▶ YOUR OBJECTIVE
In the listing that follows, retype every line from the first through the one containing "import * as d3 from 'd3';". Pictures are to be left out.

****

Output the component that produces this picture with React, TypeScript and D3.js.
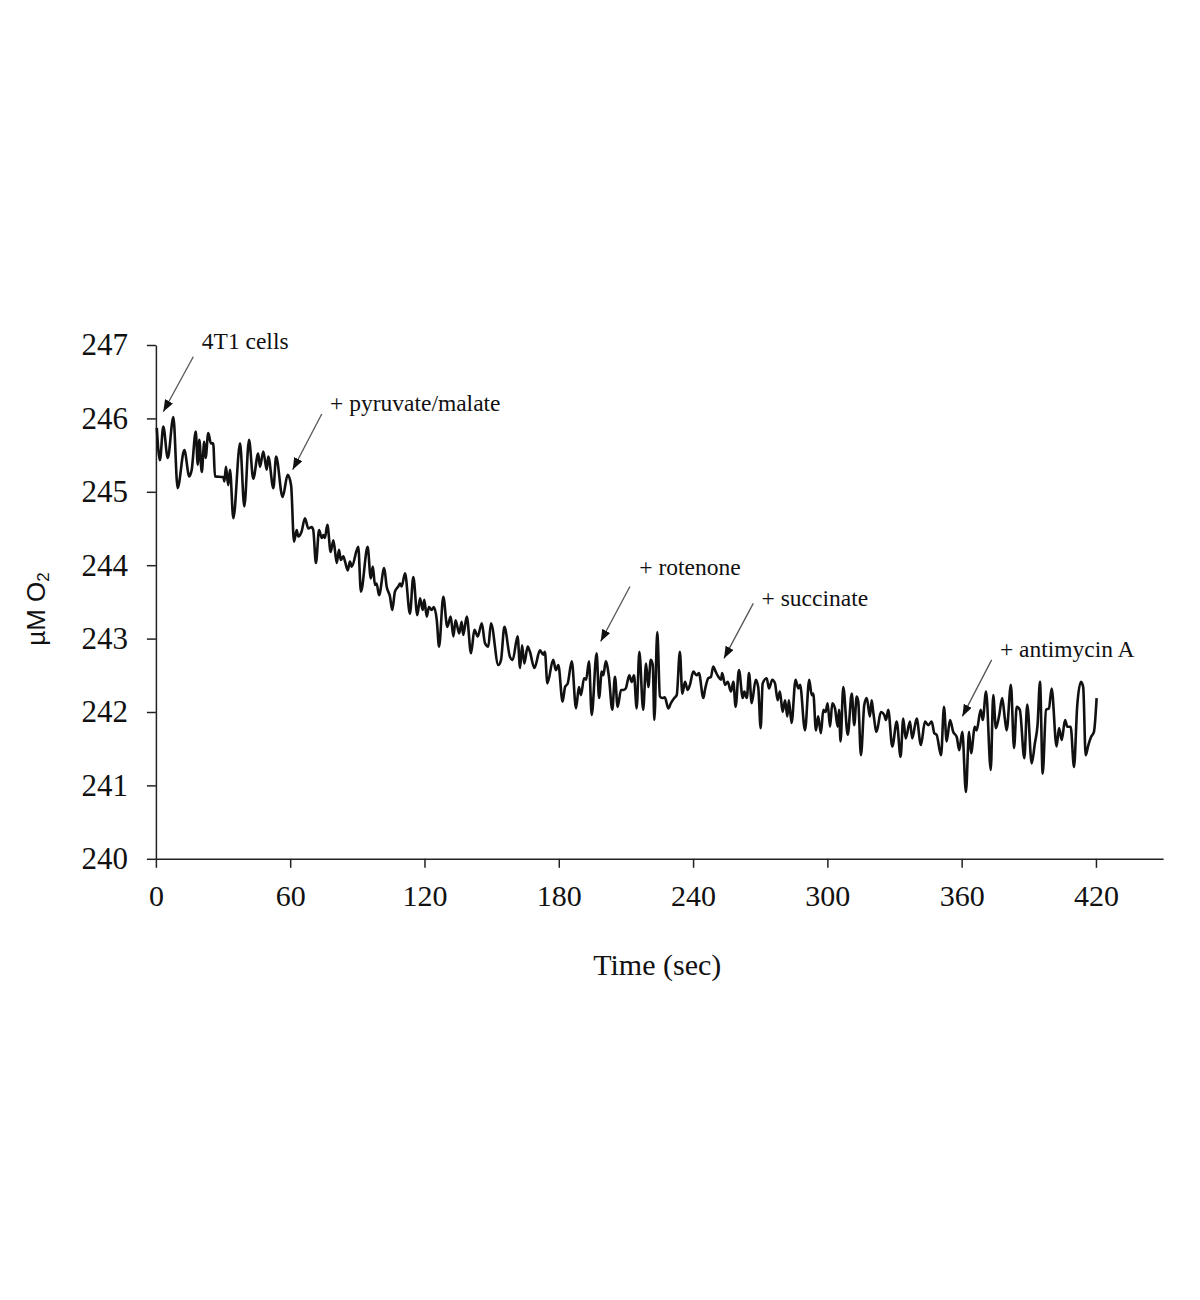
import { useEffect, useRef } from 'react';
import * as d3 from 'd3';

// Oxygen trace (seconds, µM O2)
const timeSec = [
  0.4, 1.8, 3.3, 5.3, 7.8, 9.7, 12.7, 14.9, 16, 17.8, 18.7, 19.4, 20.5, 21.6, 22.2, 23.4, 24.6, 25.6, 26.4, 30.1,
  30.6, 31.3, 32.3, 33.1, 34.6, 37.6, 39.5, 41.6, 43.5, 45.7, 46.5, 48, 49.5, 50.2, 52.5, 53.7, 56.6, 58.9, 60.4,
  61.7, 62.9, 63.6, 65.1, 66.6, 68.1, 69.6, 70.3, 71.5, 72.9, 74.1, 74.8, 75.5, 76.6, 78.1, 79.3, 80.8, 81.8, 82.6, 83.7,
  84.5, 85.7, 86.7, 87.5, 90.4, 91.6, 94.6, 96, 96.9, 97.9, 98.6, 99.7, 102, 103.1, 104.6, 105.6, 106.8, 108.3, 109.1, 109.8,
  111.3, 113.5, 115, 116.8, 118, 119.2, 119.9, 121, 122, 123.2, 124.2, 125.5,
  126.5, 128.4, 130.2, 131.7, 132.9, 133.9, 135.5, 136.6, 137.3, 138.9, 140.8, 142.3, 143.8, 145.6, 147, 148.5, 149.7, 153, 154.2, 155.7,
  158.2, 159.4, 161.6, 162.7, 163.6, 164.6, 166.1, 167.1, 169.1, 171.6, 173.1, 173.8, 174.9, 177.5, 178.7, 179.8, 181.7, 182.8, 184, 185.8,
  187.7, 189, 189.9, 191.3, 192.2,
  193.5, 194.7, 196.9, 198, 199.2, 199.9, 201, 202.4, 203.9, 205.1, 206.3, 207.8, 208.8, 209.9, 211.5, 212.6, 213.6, 214.8, 216, 217.7,
  219, 220, 221.1, 222, 222.7, 224, 225.2, 226.2, 227.4, 228.9, 230.1, 231.6, 232.7, 234.1, 235.2, 236.4, 237.6, 238.6, 240.1, 241.6,
  242.6, 244.6, 245.3, 246.8, 248, 249, 250.1, 251.3, 252.5, 253, 254.3, 255.5, 256.9, 258, 259, 260.5, 262.2, 262.9, 264, 265, 266.2,
  268, 269.1, 270.2, 271.1, 272.9, 273.9, 275.4, 276.6, 277.8, 278.8, 280, 281.1, 282.1, 282.8, 284, 285.8, 287, 287.8, 290, 291.9,
  293, 293.7, 294.9, 295.9, 297.1, 298.2, 299.2, 300.1, 301.2, 302.2, 303.4, 304.6, 305.2, 305.9, 307.1, 309.1, 310.9, 312, 313.1, 313.8,
  315, 316.5, 317.6, 319, 319.8, 320.5, 322, 323.9, 325.4, 326.2, 327.2, 329, 331, 332.7, 333.9, 335,
  336.9, 337.9, 339.9, 341.8, 343.6, 345.1, 346.6, 347.8, 348.8, 350.8, 352.1, 353.3, 354.8, 356.2, 357.8, 358.9, 360.3, 361.9, 363.3, 364.2,
  365.9, 366.7, 368.5, 369.4, 370.9, 373, 374.1, 375.3, 376.8, 378.1, 379.3, 380.1, 382, 383.4, 384.6, 386, 388, 389.3, 391.3, 392.7,
  393.9, 395, 396.2, 397.7, 399, 400.2, 402.4, 403.5, 404.7, 406.2, 407.2, 408.7, 410.2, 411.6, 413.3, 414.3, 415.4, 416.6, 417.8, 419.1,
  420.3,
];

const o2uM = [
  245.87, 245.43, 245.89, 245.46, 246.02, 245.05, 245.57, 245.21, 245.3, 245.82, 245.37, 245.71, 245.27, 245.68, 245.46, 245.8, 245.66, 245.66, 245.21, 245.2,
  245.14, 245.34, 245.09, 245.3, 244.64, 245.66, 244.8, 245.71, 245.18, 245.52, 245.34, 245.55, 245.3, 245.48, 245.05, 245.48, 244.93, 245.23, 245.09,
  244.32, 244.48, 244.39, 244.46, 244.64, 244.5, 244.52, 244.48, 244.03, 244.48, 244.37, 244.41, 244.37, 244.55, 244.18, 244.34, 244.03, 244.21, 244.07, 244.12,
  244.05, 243.93, 244.05, 243.98, 244.25, 243.64, 244.25, 243.82, 243.98, 243.73, 243.75, 243.59, 243.96, 243.71, 243.57, 243.39, 243.64, 243.71, 243.75, 243.71,
  243.89, 243.34, 243.84, 243.32, 243.55, 243.39, 243.53, 243.3, 243.43, 243.39, 243.43, 243.25,
  242.89, 243.57, 243.16, 243.3, 243.03, 243.25, 243.07, 243.23, 243.05, 243.3, 242.8, 243.12, 243.03, 243.21, 242.94, 242.89, 243.21, 242.64, 242.71, 243.16,
  242.75, 242.71, 243.03, 242.6, 242.91, 242.66, 242.89, 242.82, 242.6, 242.84, 242.78, 242.82, 242.39, 242.71, 242.57, 242.64, 242.14, 242.34, 242.39, 242.69,
  242.05, 242.34, 242.23, 242.46, 242.44,
  242.69, 241.96, 242.8, 242.19, 242.55, 242.5, 242.69, 242.48, 242.03, 242.48, 242.07, 242.3, 242.3, 242.32, 242.5, 242.41, 242.5, 242.05, 242.82, 242.03,
  242.66, 242.34, 242.71, 242.64, 241.89, 243.09, 242.21, 242.19, 242.2, 242.05, 242.12, 242.19, 242.23, 242.82, 242.25, 242.41, 242.3, 242.37, 242.55, 242.5,
  242.53, 242.19, 242.3, 242.46, 242.48, 242.62, 242.55, 242.48, 242.44, 242.53, 242.37, 242.41, 242.28, 242.41, 242.07, 242.57, 242.19, 242.28, 242.19, 242.53, 242.12,
  242.44, 242.34, 241.78, 242.39, 242.46, 242.32, 242.44, 242.39, 242.16, 242.28, 242.0, 242.16, 241.94, 242.16, 241.85, 242.44, 242.32, 242.37, 241.75, 242.44,
  242.23, 242.25, 241.75, 241.94, 241.71, 242.03, 242.0, 242.12, 241.8, 242.12, 242.05, 241.8, 242.03, 241.6, 242.34, 241.69, 242.25, 241.82, 242.21, 242.14,
  241.41, 242.1, 242.19, 241.94, 242.16, 242.0, 241.73, 242.0, 241.96, 241.89, 242.03, 241.53, 241.87, 241.39, 241.91, 241.64,
  241.87, 241.64, 241.91, 241.55, 241.87, 241.82, 241.87, 241.71, 241.69, 241.41, 242.07, 241.6, 241.89, 241.73, 241.66, 241.48, 241.73, 240.91, 241.73, 241.44,
  241.8, 241.75, 242.03, 241.89, 242.28, 241.21, 242.23, 241.78, 241.96, 242.19, 241.91, 241.75, 242.37, 241.51, 242.07, 242.03, 241.37, 242.1, 241.3, 241.57,
  241.82, 242.41, 241.16, 242.03, 242.05, 242.32, 241.53, 241.78, 241.62, 241.89, 241.8, 241.8, 241.25, 242.07, 242.41, 242.34, 241.41, 241.55, 241.66, 241.73,
  242.19,
];

const xTicks = [0, 60, 120, 180, 240, 300, 360, 420];
const yTicks = [240, 241, 242, 243, 244, 245, 246, 247];

// Additions marked on the trace: label, text anchor, arrow tail and arrow tip (data units)
const noteLabels = ['4T1 cells', '+ pyruvate/malate', '+ rotenone', '+ succinate', '+ antimycin A'];
const noteText = [[20.5, 246.94], [77.8, 246.1], [216, 243.87], [270.6, 243.44], [377.1, 242.75]];
const noteTail = [[16.7, 246.84], [74.1, 246.06], [211.8, 243.71], [266.9, 243.48], [373.4, 242.71]];
const noteTip = [[3.3, 246.09], [61.1, 245.3], [198.7, 242.96], [253.8, 242.73], [360.3, 241.94]];

const SERIF = '"Liberation Serif", "Times New Roman", serif';
const SANS = '"Liberation Sans", Arial, sans-serif';

export default function App() {
  const svgRef = useRef<SVGSVGElement>(null);

  useEffect(() => {
    if (!svgRef.current) return;
    const svg = d3.select(svgRef.current);
    svg.selectAll('*').remove();

    const x = d3.scaleLinear().domain([0, 450]).range([155.9, 1163.1]);
    const y = d3.scaleLinear().domain([240, 247]).range([858.8, 345]);

    // arrowhead
    svg
      .append('defs')
      .append('marker')
      .attr('id', 'head')
      .attr('markerUnits', 'userSpaceOnUse')
      .attr('markerWidth', 12)
      .attr('markerHeight', 9)
      .attr('refX', 12)
      .attr('refY', 4.5)
      .attr('orient', 'auto')
      .append('path')
      .attr('d', 'M0,0 L12,4.5 L0,9 Z')
      .attr('fill', '#111');

    // Axes
    const yAxisG = svg
      .append('g')
      .attr('transform', `translate(${x(0)},0)`)
      .call(d3.axisLeft(y).tickValues(yTicks).tickFormat(d3.format('d')).tickSize(9).tickSizeOuter(0).tickPadding(19));
    yAxisG.selectAll('.domain, .tick line').attr('stroke', '#222').attr('stroke-width', 1.5);
    yAxisG.selectAll('text').attr('fill', '#111').attr('font-family', SERIF).attr('font-size', 31);

    const xAxisG = svg
      .append('g')
      .attr('transform', `translate(0,${y(240)})`)
      .call(d3.axisBottom(x).tickValues(xTicks).tickFormat(d3.format('d')).tickSize(9).tickSizeOuter(0).tickPadding(17));
    xAxisG.selectAll('.domain, .tick line').attr('stroke', '#222').attr('stroke-width', 1.5);
    xAxisG.selectAll('text').attr('fill', '#111').attr('font-family', SERIF).attr('font-size', 30);

    // Axis labels
    svg
      .append('text')
      .attr('x', x(224))
      .attr('y', 975)
      .attr('text-anchor', 'middle')
      .attr('font-family', SERIF)
      .attr('font-size', 30)
      .attr('fill', '#111')
      .text('Time (sec)');

    const yLabel = svg
      .append('text')
      .attr('transform', 'translate(45,609) rotate(-90)')
      .attr('text-anchor', 'middle')
      .attr('font-family', SANS)
      .attr('font-size', 26)
      .attr('fill', '#111');
    yLabel.append('tspan').text('µM O');
    yLabel.append('tspan').attr('font-size', 17).attr('dy', 4).text('2');

    // Trace
    const points = timeSec.map((t, i) => [t, o2uM[i]] as [number, number]);
    const line = d3
      .line<[number, number]>()
      .x((d) => x(d[0]))
      .y((d) => y(d[1]))
      .curve(d3.curveMonotoneX);
    svg
      .append('path')
      .datum(points)
      .attr('d', line)
      .attr('fill', 'none')
      .attr('stroke', '#111')
      .attr('stroke-width', 2.6)
      .attr('stroke-linejoin', 'round');

    // Annotations
    noteLabels.forEach((label, i) => {
      svg
        .append('line')
        .attr('x1', x(noteTail[i][0]))
        .attr('y1', y(noteTail[i][1]))
        .attr('x2', x(noteTip[i][0]))
        .attr('y2', y(noteTip[i][1]))
        .attr('stroke', '#555')
        .attr('stroke-width', 1.3)
        .attr('marker-end', 'url(#head)');
      svg
        .append('text')
        .attr('x', x(noteText[i][0]))
        .attr('y', y(noteText[i][1]))
        .attr('font-family', SERIF)
        .attr('font-size', 23.5)
        .attr('fill', '#111')
        .text(label);
    });
  }, []);

  return (
    <svg
      ref={svgRef}
      width={1200}
      height={1300}
      style={{ position: 'absolute', left: 0, top: 0, background: '#fff' }}
    />
  );
}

****

▶ WRITTEN SOLUTION
Output the component that produces this picture with React, TypeScript and D3.js.
import { useEffect, useRef } from 'react';
import * as d3 from 'd3';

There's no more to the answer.